**STATED PROBLEM:** Return each line of the listing below, unchanged, and omit the images.

**LISTING:**
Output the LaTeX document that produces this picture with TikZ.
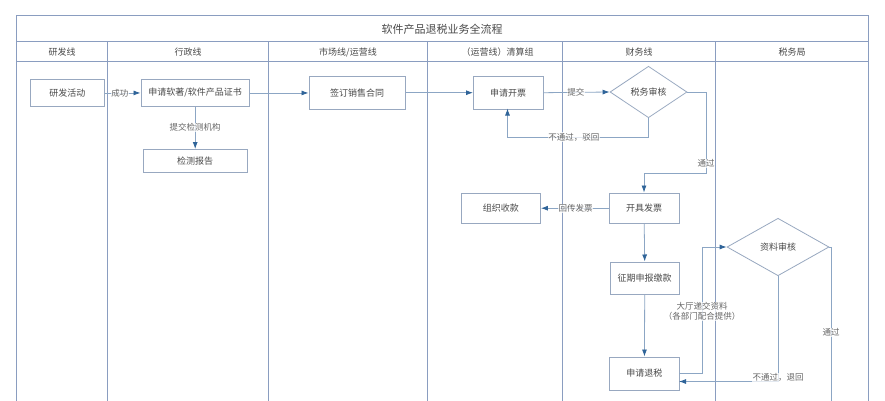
\documentclass[tikz,border=0pt]{standalone}
\usepackage{fontspec}
\setmainfont{Noto Sans CJK SC}
\usetikzlibrary{arrows.meta,shapes.geometric}
\definecolor{laneline}{HTML}{8A9DC0}
\definecolor{boxline}{HTML}{98A8C0}
\definecolor{flowline}{HTML}{8CA6C4}
\definecolor{tipblue}{HTML}{2F6499}
\definecolor{inktext}{HTML}{4A4A4A}
\definecolor{softtext}{HTML}{666666}
\tikzset{
  x=1pt,y=-1pt,
  frameline/.style={draw=laneline,line width=0.9pt},
  head/.style={font=\fontsize{9}{10}\selectfont,text=inktext},
  title/.style={font=\fontsize{11}{12}\selectfont,text=inktext},
  flowbox/.style={draw=boxline,line width=0.9pt,fill=white,font=\fontsize{9}{10}\selectfont,text=inktext,inner sep=0pt,anchor=north west},
  flowdia/.style={diamond,aspect=1.5,draw=boxline,line width=0.8pt,fill=white,font=\fontsize{9}{10}\selectfont,text=inktext,inner sep=0pt},
  conn/.style={draw=flowline,line width=0.8pt},
  arr/.style={conn,-{Latex[length=7pt,width=5pt,color=tipblue]}},
  lab/.style={font=\fontsize{8.5}{10.5}\selectfont,text=softtext,fill=white,fill opacity=.75,text opacity=1,inner sep=0.5pt,align=center},
}
\begin{document}
\begin{tikzpicture}
\useasboundingbox (0,0) rectangle (885,400);
\fill[white] (0,0) rectangle (885,400);
\begin{scope}
\clip (0,0) rectangle (885,400);
% frame
\coordinate (tl) at (16,15.5);
\coordinate (tr) at (868.5,15.5);
\coordinate (bl) at (16,401);
\coordinate (br) at (868.5,401);
\draw[frameline] (bl) -- (tl) -- (tr) -- (br);
\draw[frameline] (16,41.5) -- (868.5,41.5);
\draw[frameline] (16,61) -- (868.5,61);
\foreach \xx in {107.5,268.5,427.5,562,715}
  \draw[frameline] (\xx,41.5) -- (\xx,401);
% headers
\node[title] (t0) at (442,29) {软件产品退税业务全流程};
\node[head] (h1) at (62,52) {研发线};
\node[head] (h2) at (188,52) {行政线};
\node[head] (h3) at (348,52) {市场线/运营线};
\node[head] (h4) at (497.5,52) {（运营线）清算组};
\node[head] (h5) at (639,52) {财务线};
\node[head] (h6) at (792,52) {税务局};
% boxes
\node[flowbox,minimum width=74pt,minimum height=27pt] (rd) at (30,79) {研发活动};
\node[flowbox,minimum width=108.5pt,minimum height=27pt] (apply) at (140.5,79) {申请软著/软件产品证书};
\node[flowbox,minimum width=104.5pt,minimum height=22.5pt] (report) at (142.5,149) {检测报告};
\node[flowbox,minimum width=96.5pt,minimum height=32.5pt] (sign) at (308.5,76) {签订销售合同};
\node[flowbox,minimum width=69.5pt,minimum height=32.5pt] (inv) at (473,76) {申请开票};
\node[flowdia,minimum width=77pt,minimum height=51.5pt] (taxchk) at (648.5,92) {税务审核};
\node[flowbox,minimum width=79pt,minimum height=30.5pt] (collect) at (461,192.5) {组织收款};
\node[flowbox,minimum width=69.5pt,minimum height=30.5pt] (issue) at (609,192.5) {开具发票};
\node[flowbox,minimum width=69.5pt,minimum height=32.5pt] (pay) at (609.5,261.5) {征期申报缴款};
\node[flowbox,minimum width=70pt,minimum height=33pt] (refund) at (609,356.5) {申请退税};
\node[flowdia,minimum width=102pt,minimum height=57.5pt] (docchk) at (778,247) {资料审核};
\coordinate (passend) at (831,402);
% connectors
\draw[arr] (rd.east |- apply.west) -- node[lab,pos=.42] (l1) {成功} (apply.west);
\draw[arr] (apply.south) -- node[lab,pos=.48] (l2) {提交检测机构} (report.north);
\draw[arr] (apply.east) -- (sign.west |- apply.east);
\draw[arr] (sign.east) -- (inv.west);
\draw[arr] (inv.east) -- node[lab,pos=.49] (l3) {提交} (taxchk.west);
\draw[arr] (taxchk.south) -- (648.5,137) -- node[lab,pos=.53] (l4) {不通过，驳回} (507.5,137) -- (507.5,108.5);
\draw[arr] (taxchk.east) -- (706,92) -- node[lab,pos=.88] (l5) {通过} (706,173) -- (644,173) -- (644,192.5);
\draw[arr] (issue.west) -- node[lab,pos=.49] (l6) {回传发票} (collect.east);
\draw[arr] (issue.south) -- (pay.north);
\draw[arr] (pay.south) -- (refund.north);
\draw[arr] (679,373) -- (702,373) -- node[lab,pos=.49] (l7) {大厅递交资料\\（各部门配合提供）} (702,247) -- (docchk.west);
\draw[arr] (docchk.south) -- node[lab,pos=.96] (l8) {不通过，退回} (778,381.5) -- (679,381.5);
\draw[conn] (docchk.east) -- (831,247) -- node[lab,pos=.55] (l9) {通过} (passend);
\end{scope}
\end{tikzpicture}
\end{document}
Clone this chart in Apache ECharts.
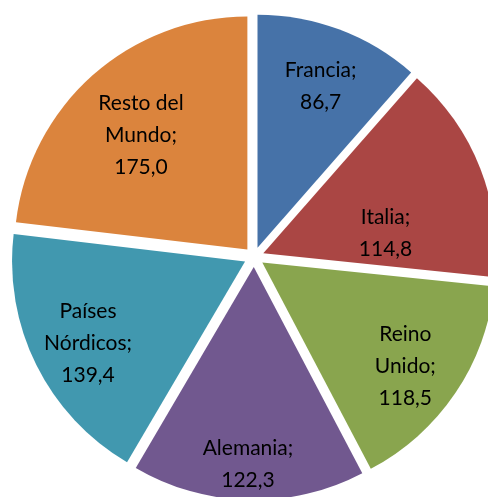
<!DOCTYPE html>
<html>
<head>
<meta charset="utf-8">
<script src="https://cdn.jsdelivr.net/npm/echarts@6/dist/echarts.min.js"></script>
<style>
  html, body { margin: 0; padding: 0; background: #fff; }
  #chart { width: 488px; height: 497px; }
</style>
</head>
<body>
<div id="chart"></div>
<script>
const categories = ['Francia', 'Italia', 'Reino Unido', 'Alemania', 'Países Nórdicos', 'Resto del Mundo'];
const values = [86.7, 114.8, 118.5, 122.3, 139.4, 175.0];
const colors = ['#4672A8', '#AA4644', '#89A54E', '#71588F', '#4198AF', '#DB843D'];

// nudges so labels sit where Excel put them
const labelShift = [[21, -50], [11, 24], [44, 37], [-3, 78], [-50, 29], [-27, -25]];

const fmt = v => v.toFixed(1).replace('.', ',');
const wrap = s => {
  const i = s.lastIndexOf(' ');
  return i < 0 ? s : s.slice(0, i) + '\n' + s.slice(i + 1);
};

const chart = echarts.init(document.getElementById('chart'), null, { renderer: 'canvas' });

chart.setOption({
  animation: false,
  backgroundColor: '#fff',
  series: [{
    type: 'pie',
    center: [254, 257],
    radius: 233,
    startAngle: 90,
    clockwise: true,
    selectedMode: 'multiple',
    selectedOffset: 10,
    select: { itemStyle: { borderWidth: 0 } },
    itemStyle: { borderWidth: 0 },
    label: {
      show: true,
      position: 'inside',
      color: '#000',
      fontFamily: 'Lato',
      fontSize: 21,
      lineHeight: 32,
      align: 'center',
      formatter: p => wrap(p.name) + ';\n' + fmt(p.value),
    },
    labelLine: { show: false },
    labelLayout: p => ({ dx: labelShift[p.dataIndex][0], dy: labelShift[p.dataIndex][1] }),
    emphasis: { disabled: true },
    data: categories.map((name, i) => ({
      name,
      value: values[i],
      selected: true,
      itemStyle: { color: colors[i] },
    })),
  }],
});
</script>
</body>
</html>
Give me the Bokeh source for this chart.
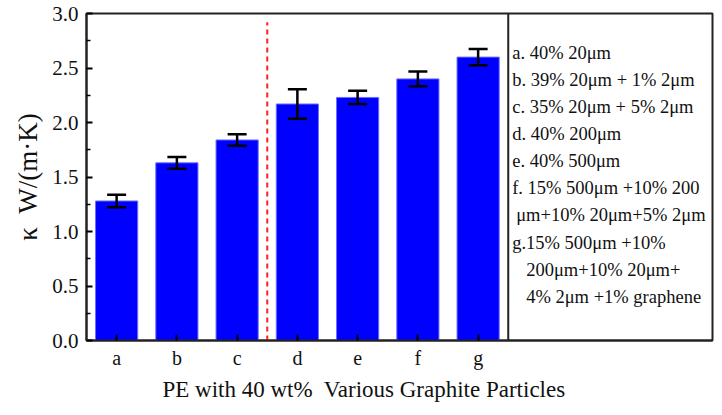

**EXERCISE ANSWER:**
Output the LaTeX document that produces this picture with TikZ.
\documentclass[tikz,border=0pt]{standalone}
\usepackage{fontspec}
\setmainfont{Noto Sans CJK SC}
\usetikzlibrary{arrows.meta,shapes.geometric}
\definecolor{laneline}{HTML}{8A9DC0}
\definecolor{boxline}{HTML}{98A8C0}
\definecolor{flowline}{HTML}{8CA6C4}
\definecolor{tipblue}{HTML}{2F6499}
\definecolor{inktext}{HTML}{4A4A4A}
\definecolor{softtext}{HTML}{666666}
\tikzset{
  x=1pt,y=-1pt,
  frameline/.style={draw=laneline,line width=0.9pt},
  head/.style={font=\fontsize{9}{10}\selectfont,text=inktext},
  title/.style={font=\fontsize{11}{12}\selectfont,text=inktext},
  flowbox/.style={draw=boxline,line width=0.9pt,fill=white,font=\fontsize{9}{10}\selectfont,text=inktext,inner sep=0pt,anchor=north west},
  flowdia/.style={diamond,aspect=1.5,draw=boxline,line width=0.8pt,fill=white,font=\fontsize{9}{10}\selectfont,text=inktext,inner sep=0pt},
  conn/.style={draw=flowline,line width=0.8pt},
  arr/.style={conn,-{Latex[length=7pt,width=5pt,color=tipblue]}},
  lab/.style={font=\fontsize{8.5}{10.5}\selectfont,text=softtext,fill=white,fill opacity=.75,text opacity=1,inner sep=0.5pt,align=center},
}
\begin{document}
\begin{tikzpicture}
\useasboundingbox (0,0) rectangle (885,400);
\fill[white] (0,0) rectangle (885,400);
\begin{scope}
\clip (0,0) rectangle (885,400);
% frame
\coordinate (tl) at (16,15.5);
\coordinate (tr) at (868.5,15.5);
\coordinate (bl) at (16,401);
\coordinate (br) at (868.5,401);
\draw[frameline] (bl) -- (tl) -- (tr) -- (br);
\draw[frameline] (16,41.5) -- (868.5,41.5);
\draw[frameline] (16,61) -- (868.5,61);
\foreach \xx in {107.5,268.5,427.5,562,715}
  \draw[frameline] (\xx,41.5) -- (\xx,401);
% headers
\node[title] (t0) at (442,29) {软件产品退税业务全流程};
\node[head] (h1) at (62,52) {研发线};
\node[head] (h2) at (188,52) {行政线};
\node[head] (h3) at (348,52) {市场线/运营线};
\node[head] (h4) at (497.5,52) {（运营线）清算组};
\node[head] (h5) at (639,52) {财务线};
\node[head] (h6) at (792,52) {税务局};
% boxes
\node[flowbox,minimum width=74pt,minimum height=27pt] (rd) at (30,79) {研发活动};
\node[flowbox,minimum width=108.5pt,minimum height=27pt] (apply) at (140.5,79) {申请软著/软件产品证书};
\node[flowbox,minimum width=104.5pt,minimum height=22.5pt] (report) at (142.5,149) {检测报告};
\node[flowbox,minimum width=96.5pt,minimum height=32.5pt] (sign) at (308.5,76) {签订销售合同};
\node[flowbox,minimum width=69.5pt,minimum height=32.5pt] (inv) at (473,76) {申请开票};
\node[flowdia,minimum width=77pt,minimum height=51.5pt] (taxchk) at (648.5,92) {税务审核};
\node[flowbox,minimum width=79pt,minimum height=30.5pt] (collect) at (461,192.5) {组织收款};
\node[flowbox,minimum width=69.5pt,minimum height=30.5pt] (issue) at (609,192.5) {开具发票};
\node[flowbox,minimum width=69.5pt,minimum height=32.5pt] (pay) at (609.5,261.5) {征期申报缴款};
\node[flowbox,minimum width=70pt,minimum height=33pt] (refund) at (609,356.5) {申请退税};
\node[flowdia,minimum width=102pt,minimum height=57.5pt] (docchk) at (778,247) {资料审核};
\coordinate (passend) at (831,402);
% connectors
\draw[arr] (rd.east |- apply.west) -- node[lab,pos=.42] (l1) {成功} (apply.west);
\draw[arr] (apply.south) -- node[lab,pos=.48] (l2) {提交检测机构} (report.north);
\draw[arr] (apply.east) -- (sign.west |- apply.east);
\draw[arr] (sign.east) -- (inv.west);
\draw[arr] (inv.east) -- node[lab,pos=.49] (l3) {提交} (taxchk.west);
\draw[arr] (taxchk.south) -- (648.5,137) -- node[lab,pos=.53] (l4) {不通过，驳回} (507.5,137) -- (507.5,108.5);
\draw[arr] (taxchk.east) -- (706,92) -- node[lab,pos=.88] (l5) {通过} (706,173) -- (644,173) -- (644,192.5);
\draw[arr] (issue.west) -- node[lab,pos=.49] (l6) {回传发票} (collect.east);
\draw[arr] (issue.south) -- (pay.north);
\draw[arr] (pay.south) -- (refund.north);
\draw[arr] (679,373) -- (702,373) -- node[lab,pos=.49] (l7) {大厅递交资料\\（各部门配合提供）} (702,247) -- (docchk.west);
\draw[arr] (docchk.south) -- node[lab,pos=.96] (l8) {不通过，退回} (778,381.5) -- (679,381.5);
\draw[conn] (docchk.east) -- (831,247) -- node[lab,pos=.55] (l9) {通过} (passend);
\end{scope}
\end{tikzpicture}
\end{document}
Clone this chart in Apache ECharts.
<!DOCTYPE html>
<html>
<head>
<meta charset="utf-8">
<script src="https://cdn.jsdelivr.net/npm/echarts@6/dist/echarts.min.js"></script>
<style>
  html, body { margin: 0; padding: 0; background: #fff; }
  #chart { width: 488px; height: 497px; }
</style>
</head>
<body>
<div id="chart"></div>
<script>
const categories = ['Francia', 'Italia', 'Reino Unido', 'Alemania', 'Países Nórdicos', 'Resto del Mundo'];
const values = [86.7, 114.8, 118.5, 122.3, 139.4, 175.0];
const colors = ['#4672A8', '#AA4644', '#89A54E', '#71588F', '#4198AF', '#DB843D'];

// nudges so labels sit where Excel put them
const labelShift = [[21, -50], [11, 24], [44, 37], [-3, 78], [-50, 29], [-27, -25]];

const fmt = v => v.toFixed(1).replace('.', ',');
const wrap = s => {
  const i = s.lastIndexOf(' ');
  return i < 0 ? s : s.slice(0, i) + '\n' + s.slice(i + 1);
};

const chart = echarts.init(document.getElementById('chart'), null, { renderer: 'canvas' });

chart.setOption({
  animation: false,
  backgroundColor: '#fff',
  series: [{
    type: 'pie',
    center: [254, 257],
    radius: 233,
    startAngle: 90,
    clockwise: true,
    selectedMode: 'multiple',
    selectedOffset: 10,
    select: { itemStyle: { borderWidth: 0 } },
    itemStyle: { borderWidth: 0 },
    label: {
      show: true,
      position: 'inside',
      color: '#000',
      fontFamily: 'Lato',
      fontSize: 21,
      lineHeight: 32,
      align: 'center',
      formatter: p => wrap(p.name) + ';\n' + fmt(p.value),
    },
    labelLine: { show: false },
    labelLayout: p => ({ dx: labelShift[p.dataIndex][0], dy: labelShift[p.dataIndex][1] }),
    emphasis: { disabled: true },
    data: categories.map((name, i) => ({
      name,
      value: values[i],
      selected: true,
      itemStyle: { color: colors[i] },
    })),
  }],
});
</script>
</body>
</html>
Give me the Bokeh source for this chart.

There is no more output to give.